Seats on aeroplanes and in airport lounges harbour more bacteria than toilet seats, according to tests carried out in the US.

And a hire car tested also showed high levels of organisms including E.coli and faecal matter.

The small-scale study was carried out on seats at 12 sites by a team from the ABC television show Good Morning America. Other sites tested included a hotel room, hotel lobby, restaurant and toilet seat as well as seats on an underground train and in a private car.

Around 28 per cent of the seats tested contained traces of E. coli while more than half - 52 per cent - showed indications of fecal matter. Worst offenders were seats on an aeroplane, in an airport lounge, in a hire car, in a cinema and on a park bench. However, bacteria levels were relatively lower in the other sites tested - including the toilet seat.

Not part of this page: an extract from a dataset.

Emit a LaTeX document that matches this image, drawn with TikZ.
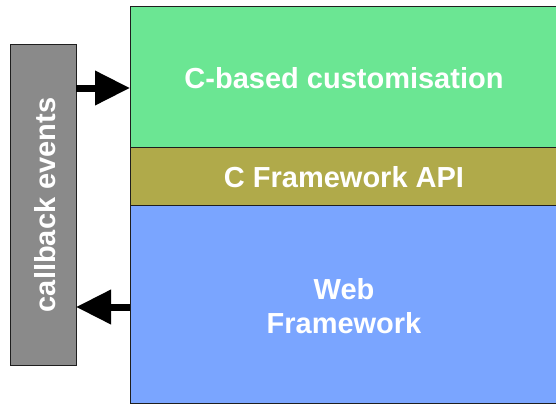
\documentclass[tikz,border=0pt]{standalone}
\usepackage{fontspec}
\setmainfont{Liberation Sans}
\usetikzlibrary{arrows.meta}
\definecolor{cgreen}{RGB}{107,230,147}
\definecolor{colive}{RGB}{176,170,74}
\definecolor{cblue}{RGB}{122,165,255}
\definecolor{cgray}{RGB}{138,138,138}
\definecolor{cborder}{RGB}{30,30,30}
\tikzset{
  layer/.style={draw=cborder, line width=1pt, inner sep=0pt},
  lbl/.style={text=white, font=\fontsize{29}{34}\selectfont\bfseries, align=center},
  bigarrow/.style={line width=7pt, -{Triangle[length=35pt,width=33pt]}, shorten >=0pt}
}
\begin{document}
\begin{tikzpicture}[x=1pt,y=-1pt]
\useasboundingbox (0,0) rectangle (556,405);
\begin{scope}
\clip (0,0) rectangle (556,405);
\draw[layer, fill=cgreen] (130,6.5) rectangle (570,147);
\draw[layer, fill=colive] (130,147) rectangle (570,205);
\draw[layer, fill=cblue] (130,205) rectangle (570,403);
\end{scope}
\coordinate (gtop) at (130,6.5);
\node[lbl] (custom) at (344,78) {C-based customisation};
\node[lbl] (api) at (344,177) {C Framework API};
\node[lbl] (web) at (344,306) {Web\\Framework};
\draw[layer, fill=cgray] (10,44.5) rectangle (76,365.5);
\node[lbl, rotate=90] (cb) at (45,205) {callback events};
\coordinate (cbR1) at (76,88);
\coordinate (stL1) at (130,88);
\coordinate (cbR2) at (76,307);
\coordinate (stL2) at (130,307);
\draw[bigarrow] (cbR1) -- (stL1);
\draw[bigarrow] (stL2) -- (cbR2);
\end{tikzpicture}
\end{document}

However, the risk of illness from contaminated seats can be avoided according to Good Morning America's team of experts.

"Luckily we don't lick seats: we sit on seats so the real cross-contamination point is our hands," they claim. "For that, the solution is simple: Wash your hands thoroughly after you sit in a public seat, especially before eating. If you don't have access to soap and water, an alcohol-based hand sanitiser solution is effective in killing germs."